28 April, 2016IndustriALL Global Union and its affiliate, the Nuclear Power and Industry Workers Union of Ukraine, held the International Nuclear Workers’ Union Network (INWUN) meeting in Kiev, Ukraine to commemorate the 30th anniversary of the tragedy at Chernobyl.
Energy union delegates from Canada, Great Britain, France, Japan, South Africa, South Korea, Spain, Switzerland and the Ukraine participated in the 19 and 20 April meeting on global nuclear tendencies.
The main subject of the discussion was the dramatic accident at the Chernobyl Nuclear Power Plant in the then-Soviet Ukraine on 26 April 1986 and the working conditions of the people still on duty at Chernobyl.
The meeting was hosted by the Nuclear Power and Industry Workers ‘of Ukraine, Atomprofspilka. Its president, Valeriy Matov, chaired the meeting and made a presentation about the situation of workers 30 years after the Chernobyl tragedy.
The day after the meeting participants visited the Chernobyl exclusion zone.
Today about 6,500 workers on the state payroll are working at various facilities in the Chernobyl exclusion zone and another 2,500 people are working right at the Chernobyl nuclear power plant.
Maksim Orlov, the chairman of the Nuclear Power and Industry Workers Union of Ukraine’s local union at the Chernobyl plant, said that in recent years the Ukrainian government took the wrong decision to decrease state financial support of the nuclear power plant maintenance, which has meant that workers at Chernobyl have had to work with a funding gap of 45 per cent.
Nikolay Teterin, chairman of the Chernobyl United Trade Union Organization and a representative of the Nuclear Power and Industry Workers Union of Ukraine, said financial support of works at the Chernobyl exclusion zone is decreasing every year. Meanwhile, the Chernobyl issues have not been resolved by the government, which is cutting benefits for people who live in the area.
Teterin says some believe the Chernobyl exclusion zone has been fully cleared of radiation and that economic activity could resume there, while others report on the catastrophic state of public health, especially children health. According to some studies, up to 80 per cent of children in the age group of twelve to seventeen years old, living at the territory close to the Chernobyl exclusion zone have precancerous conditions. Researchers think there might not be a third generation in this area. “The truth is somewhere in between,” concludes Teterin.

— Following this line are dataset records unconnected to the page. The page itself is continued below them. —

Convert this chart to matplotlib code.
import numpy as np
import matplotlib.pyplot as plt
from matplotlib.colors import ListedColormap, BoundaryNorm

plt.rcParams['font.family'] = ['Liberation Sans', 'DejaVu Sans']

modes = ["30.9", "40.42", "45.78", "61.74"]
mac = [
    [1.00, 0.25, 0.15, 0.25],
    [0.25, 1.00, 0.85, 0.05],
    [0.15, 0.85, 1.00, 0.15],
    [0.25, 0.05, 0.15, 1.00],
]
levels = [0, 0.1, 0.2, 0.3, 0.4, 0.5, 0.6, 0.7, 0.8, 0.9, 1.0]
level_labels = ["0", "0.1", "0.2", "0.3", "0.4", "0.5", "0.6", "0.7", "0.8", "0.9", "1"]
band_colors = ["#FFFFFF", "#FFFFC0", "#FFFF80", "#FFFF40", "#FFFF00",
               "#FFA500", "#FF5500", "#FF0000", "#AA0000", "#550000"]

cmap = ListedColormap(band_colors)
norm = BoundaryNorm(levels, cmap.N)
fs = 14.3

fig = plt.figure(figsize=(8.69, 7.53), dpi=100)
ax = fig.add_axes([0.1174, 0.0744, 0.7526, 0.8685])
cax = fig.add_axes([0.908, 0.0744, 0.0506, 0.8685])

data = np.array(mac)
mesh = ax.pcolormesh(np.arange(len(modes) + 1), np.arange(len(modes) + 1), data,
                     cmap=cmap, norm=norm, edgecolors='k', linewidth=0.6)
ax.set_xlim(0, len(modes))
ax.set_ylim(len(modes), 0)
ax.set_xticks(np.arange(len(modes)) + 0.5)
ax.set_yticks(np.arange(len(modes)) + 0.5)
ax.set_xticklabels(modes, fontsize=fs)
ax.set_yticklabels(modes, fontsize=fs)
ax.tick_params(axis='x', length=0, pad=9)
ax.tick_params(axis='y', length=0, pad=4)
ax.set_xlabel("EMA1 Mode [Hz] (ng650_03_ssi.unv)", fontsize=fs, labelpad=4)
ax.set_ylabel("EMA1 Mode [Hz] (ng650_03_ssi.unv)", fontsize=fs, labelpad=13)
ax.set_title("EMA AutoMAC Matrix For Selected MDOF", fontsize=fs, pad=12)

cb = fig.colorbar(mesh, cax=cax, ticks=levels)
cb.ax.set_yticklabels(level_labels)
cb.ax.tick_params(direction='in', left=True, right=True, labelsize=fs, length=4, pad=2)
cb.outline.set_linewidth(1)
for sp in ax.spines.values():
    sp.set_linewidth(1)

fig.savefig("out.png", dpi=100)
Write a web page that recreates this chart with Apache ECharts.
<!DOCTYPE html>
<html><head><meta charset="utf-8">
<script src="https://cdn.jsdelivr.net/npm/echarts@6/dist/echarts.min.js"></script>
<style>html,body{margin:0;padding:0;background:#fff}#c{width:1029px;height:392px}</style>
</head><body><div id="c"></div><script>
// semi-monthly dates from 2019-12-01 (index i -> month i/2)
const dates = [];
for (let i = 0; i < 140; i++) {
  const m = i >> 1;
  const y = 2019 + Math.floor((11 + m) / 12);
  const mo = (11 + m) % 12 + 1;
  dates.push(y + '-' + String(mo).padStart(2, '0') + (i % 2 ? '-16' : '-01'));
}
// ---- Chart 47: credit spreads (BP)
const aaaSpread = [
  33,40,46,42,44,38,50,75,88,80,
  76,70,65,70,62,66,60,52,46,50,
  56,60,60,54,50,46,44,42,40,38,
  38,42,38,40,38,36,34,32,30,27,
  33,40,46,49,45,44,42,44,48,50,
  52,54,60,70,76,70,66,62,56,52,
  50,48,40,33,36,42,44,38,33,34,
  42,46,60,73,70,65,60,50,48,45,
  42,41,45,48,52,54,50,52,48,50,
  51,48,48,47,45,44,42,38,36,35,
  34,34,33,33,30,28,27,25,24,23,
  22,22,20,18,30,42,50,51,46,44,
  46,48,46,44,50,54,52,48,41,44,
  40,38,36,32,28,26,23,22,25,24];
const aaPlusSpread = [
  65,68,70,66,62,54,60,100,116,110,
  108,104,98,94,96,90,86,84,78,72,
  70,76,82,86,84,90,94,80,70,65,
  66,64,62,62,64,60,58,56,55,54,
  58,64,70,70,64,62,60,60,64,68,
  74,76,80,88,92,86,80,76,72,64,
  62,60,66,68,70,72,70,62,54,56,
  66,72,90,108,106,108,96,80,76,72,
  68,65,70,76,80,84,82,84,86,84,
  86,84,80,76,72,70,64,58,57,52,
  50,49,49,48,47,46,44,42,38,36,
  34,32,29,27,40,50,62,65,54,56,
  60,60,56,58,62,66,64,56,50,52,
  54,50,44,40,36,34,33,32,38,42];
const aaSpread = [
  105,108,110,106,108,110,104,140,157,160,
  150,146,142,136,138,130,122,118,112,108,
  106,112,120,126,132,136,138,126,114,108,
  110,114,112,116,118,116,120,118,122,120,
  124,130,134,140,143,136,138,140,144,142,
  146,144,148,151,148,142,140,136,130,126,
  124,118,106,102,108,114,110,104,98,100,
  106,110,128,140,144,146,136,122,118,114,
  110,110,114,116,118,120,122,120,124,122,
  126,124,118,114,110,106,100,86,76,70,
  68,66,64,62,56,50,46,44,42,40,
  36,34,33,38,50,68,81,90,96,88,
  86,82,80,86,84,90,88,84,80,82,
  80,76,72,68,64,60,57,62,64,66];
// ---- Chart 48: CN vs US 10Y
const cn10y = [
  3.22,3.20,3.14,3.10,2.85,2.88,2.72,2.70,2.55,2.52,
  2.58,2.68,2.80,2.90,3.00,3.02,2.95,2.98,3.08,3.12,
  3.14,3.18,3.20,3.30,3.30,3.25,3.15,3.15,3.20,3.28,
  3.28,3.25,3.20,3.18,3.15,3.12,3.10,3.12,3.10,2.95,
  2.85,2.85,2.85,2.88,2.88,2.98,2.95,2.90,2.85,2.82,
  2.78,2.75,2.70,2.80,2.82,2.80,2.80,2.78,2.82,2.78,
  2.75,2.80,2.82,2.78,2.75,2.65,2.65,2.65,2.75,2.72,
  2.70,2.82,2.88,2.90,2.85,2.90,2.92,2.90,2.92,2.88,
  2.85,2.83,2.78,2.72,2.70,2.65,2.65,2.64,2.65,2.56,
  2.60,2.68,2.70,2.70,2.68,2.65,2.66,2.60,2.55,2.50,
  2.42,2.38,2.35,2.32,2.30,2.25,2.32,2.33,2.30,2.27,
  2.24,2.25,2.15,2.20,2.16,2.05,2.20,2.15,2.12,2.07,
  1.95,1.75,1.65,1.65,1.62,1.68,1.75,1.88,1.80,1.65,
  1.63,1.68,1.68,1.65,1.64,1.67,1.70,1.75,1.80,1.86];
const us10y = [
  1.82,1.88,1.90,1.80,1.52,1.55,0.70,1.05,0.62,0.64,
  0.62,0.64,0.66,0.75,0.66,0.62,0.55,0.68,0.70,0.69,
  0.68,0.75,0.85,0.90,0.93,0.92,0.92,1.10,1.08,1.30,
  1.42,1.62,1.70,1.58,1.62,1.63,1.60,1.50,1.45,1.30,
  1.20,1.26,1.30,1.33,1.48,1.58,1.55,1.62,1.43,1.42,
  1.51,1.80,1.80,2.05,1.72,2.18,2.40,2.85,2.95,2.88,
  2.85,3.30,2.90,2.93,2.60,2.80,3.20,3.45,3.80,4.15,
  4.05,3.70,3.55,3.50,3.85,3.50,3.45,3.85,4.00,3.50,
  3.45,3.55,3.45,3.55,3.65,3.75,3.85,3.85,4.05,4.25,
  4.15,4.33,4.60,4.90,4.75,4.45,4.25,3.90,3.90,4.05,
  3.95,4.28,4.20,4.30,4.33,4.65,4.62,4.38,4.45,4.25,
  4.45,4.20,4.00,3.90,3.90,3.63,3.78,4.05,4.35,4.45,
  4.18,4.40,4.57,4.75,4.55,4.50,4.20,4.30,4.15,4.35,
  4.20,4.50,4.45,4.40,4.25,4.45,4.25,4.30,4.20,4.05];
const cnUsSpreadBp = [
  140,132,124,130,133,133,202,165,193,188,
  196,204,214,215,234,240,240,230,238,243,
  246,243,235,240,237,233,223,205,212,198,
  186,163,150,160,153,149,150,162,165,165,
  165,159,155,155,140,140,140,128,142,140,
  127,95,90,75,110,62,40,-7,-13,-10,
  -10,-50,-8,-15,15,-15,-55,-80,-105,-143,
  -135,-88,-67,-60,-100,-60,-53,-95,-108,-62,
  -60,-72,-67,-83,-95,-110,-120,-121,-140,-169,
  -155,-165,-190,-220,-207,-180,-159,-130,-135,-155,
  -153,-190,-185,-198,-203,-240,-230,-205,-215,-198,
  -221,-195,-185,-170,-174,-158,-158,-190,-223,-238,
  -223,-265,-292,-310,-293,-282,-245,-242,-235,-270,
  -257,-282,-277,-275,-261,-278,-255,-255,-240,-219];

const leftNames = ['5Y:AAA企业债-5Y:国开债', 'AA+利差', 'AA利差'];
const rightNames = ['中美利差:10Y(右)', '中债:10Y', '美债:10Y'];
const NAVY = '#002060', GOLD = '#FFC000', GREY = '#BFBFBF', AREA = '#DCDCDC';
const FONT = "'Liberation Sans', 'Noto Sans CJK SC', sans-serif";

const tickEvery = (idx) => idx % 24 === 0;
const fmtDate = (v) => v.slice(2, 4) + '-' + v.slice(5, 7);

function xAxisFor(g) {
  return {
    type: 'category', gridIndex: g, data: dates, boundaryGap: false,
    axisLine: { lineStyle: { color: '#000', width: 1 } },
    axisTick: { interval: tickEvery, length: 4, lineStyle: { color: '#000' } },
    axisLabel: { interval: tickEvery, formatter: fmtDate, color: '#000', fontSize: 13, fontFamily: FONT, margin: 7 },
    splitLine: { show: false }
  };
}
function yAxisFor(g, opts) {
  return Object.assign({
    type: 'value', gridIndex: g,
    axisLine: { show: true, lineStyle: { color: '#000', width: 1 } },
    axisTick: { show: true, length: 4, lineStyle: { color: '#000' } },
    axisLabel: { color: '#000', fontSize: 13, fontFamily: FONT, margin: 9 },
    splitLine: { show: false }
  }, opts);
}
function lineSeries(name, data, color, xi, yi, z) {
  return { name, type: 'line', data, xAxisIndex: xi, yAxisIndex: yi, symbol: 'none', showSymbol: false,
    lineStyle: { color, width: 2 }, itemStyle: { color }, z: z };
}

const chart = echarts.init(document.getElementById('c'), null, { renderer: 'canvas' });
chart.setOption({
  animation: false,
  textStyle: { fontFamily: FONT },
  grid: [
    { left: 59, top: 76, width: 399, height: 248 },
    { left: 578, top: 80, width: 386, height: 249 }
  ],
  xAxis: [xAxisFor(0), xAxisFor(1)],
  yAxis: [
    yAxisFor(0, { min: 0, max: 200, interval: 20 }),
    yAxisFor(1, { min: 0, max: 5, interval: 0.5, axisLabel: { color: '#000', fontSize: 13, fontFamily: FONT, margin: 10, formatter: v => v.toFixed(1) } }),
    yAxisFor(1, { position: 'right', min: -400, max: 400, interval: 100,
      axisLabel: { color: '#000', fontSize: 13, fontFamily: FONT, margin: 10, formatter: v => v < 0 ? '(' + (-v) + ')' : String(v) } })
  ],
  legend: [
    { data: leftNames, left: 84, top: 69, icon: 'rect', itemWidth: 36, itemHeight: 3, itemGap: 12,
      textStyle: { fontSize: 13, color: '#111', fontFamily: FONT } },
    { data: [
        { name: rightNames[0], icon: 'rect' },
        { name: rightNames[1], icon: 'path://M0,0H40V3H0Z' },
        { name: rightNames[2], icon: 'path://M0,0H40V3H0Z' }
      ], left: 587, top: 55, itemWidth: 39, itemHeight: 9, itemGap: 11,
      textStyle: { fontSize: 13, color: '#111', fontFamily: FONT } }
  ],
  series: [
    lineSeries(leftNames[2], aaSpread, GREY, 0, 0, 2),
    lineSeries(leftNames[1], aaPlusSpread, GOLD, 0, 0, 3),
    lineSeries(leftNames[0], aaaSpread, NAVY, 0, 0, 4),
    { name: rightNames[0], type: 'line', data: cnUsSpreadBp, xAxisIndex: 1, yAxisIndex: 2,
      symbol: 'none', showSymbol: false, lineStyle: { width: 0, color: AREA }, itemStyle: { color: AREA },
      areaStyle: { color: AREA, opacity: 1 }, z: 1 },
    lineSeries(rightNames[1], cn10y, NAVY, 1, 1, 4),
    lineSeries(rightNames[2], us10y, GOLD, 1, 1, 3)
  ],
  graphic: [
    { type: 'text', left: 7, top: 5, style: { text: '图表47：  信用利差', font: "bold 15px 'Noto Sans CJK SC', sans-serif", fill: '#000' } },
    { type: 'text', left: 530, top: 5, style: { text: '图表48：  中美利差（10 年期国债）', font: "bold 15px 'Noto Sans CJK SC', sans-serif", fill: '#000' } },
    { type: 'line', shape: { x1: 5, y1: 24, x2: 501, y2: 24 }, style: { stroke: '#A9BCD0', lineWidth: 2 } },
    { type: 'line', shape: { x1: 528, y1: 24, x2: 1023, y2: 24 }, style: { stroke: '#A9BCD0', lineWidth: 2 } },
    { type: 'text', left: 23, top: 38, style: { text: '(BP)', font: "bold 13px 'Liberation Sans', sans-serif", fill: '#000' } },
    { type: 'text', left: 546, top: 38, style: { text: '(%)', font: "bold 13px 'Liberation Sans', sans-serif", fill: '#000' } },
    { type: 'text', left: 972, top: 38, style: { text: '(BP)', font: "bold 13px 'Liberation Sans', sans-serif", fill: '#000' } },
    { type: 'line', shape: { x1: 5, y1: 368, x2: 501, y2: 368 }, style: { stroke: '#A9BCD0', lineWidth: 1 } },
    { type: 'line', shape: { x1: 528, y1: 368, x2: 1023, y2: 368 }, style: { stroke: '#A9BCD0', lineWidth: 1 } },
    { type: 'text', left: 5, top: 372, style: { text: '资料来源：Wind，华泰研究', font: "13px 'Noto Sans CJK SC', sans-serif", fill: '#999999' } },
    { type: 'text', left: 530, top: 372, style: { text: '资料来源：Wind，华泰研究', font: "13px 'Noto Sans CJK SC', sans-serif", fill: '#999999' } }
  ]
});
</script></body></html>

So far in 2016, financial support has decreased by 30 per cent, which has significantly worsened the working and living conditions of workers at the Chernobyl power plant. Furthermore, the government has made a draft decree that would deprive workers of a preferential pension. Teterin hopes that the new Ukrainian government will change its attitude towards the exclusion zone workers’ problems that have been raised by the union multiple times.
Ukrainian trade unions demand that the state authorities do not reduce the rights, guarantees and benefits of the people suffering from the Chernobyl tragedy; solve pension issues for the Chernobyl workers and accident liquidators; provide state financial support to ensure medical treatment of the injured persons oncological diseases; and to build oncological medical centres.
David Shier, chairperson of INWUN, also spoke about IndustriALL actions and achievements in the energy sector, while Diana Junquera Curiel, IndustriALL energy industry director, made a presentation on global developments in nuclear power and uranium mining. There was also a special session from Denryoku Soren from the Federation of Electric Power Related Industry Worker’s Union of Japan, updating participants on the situation in his country after the Fukushima nuclear accident three years ago.
A resolution to support the Nuclear Ukranian workers was approved unanimously at the meeting.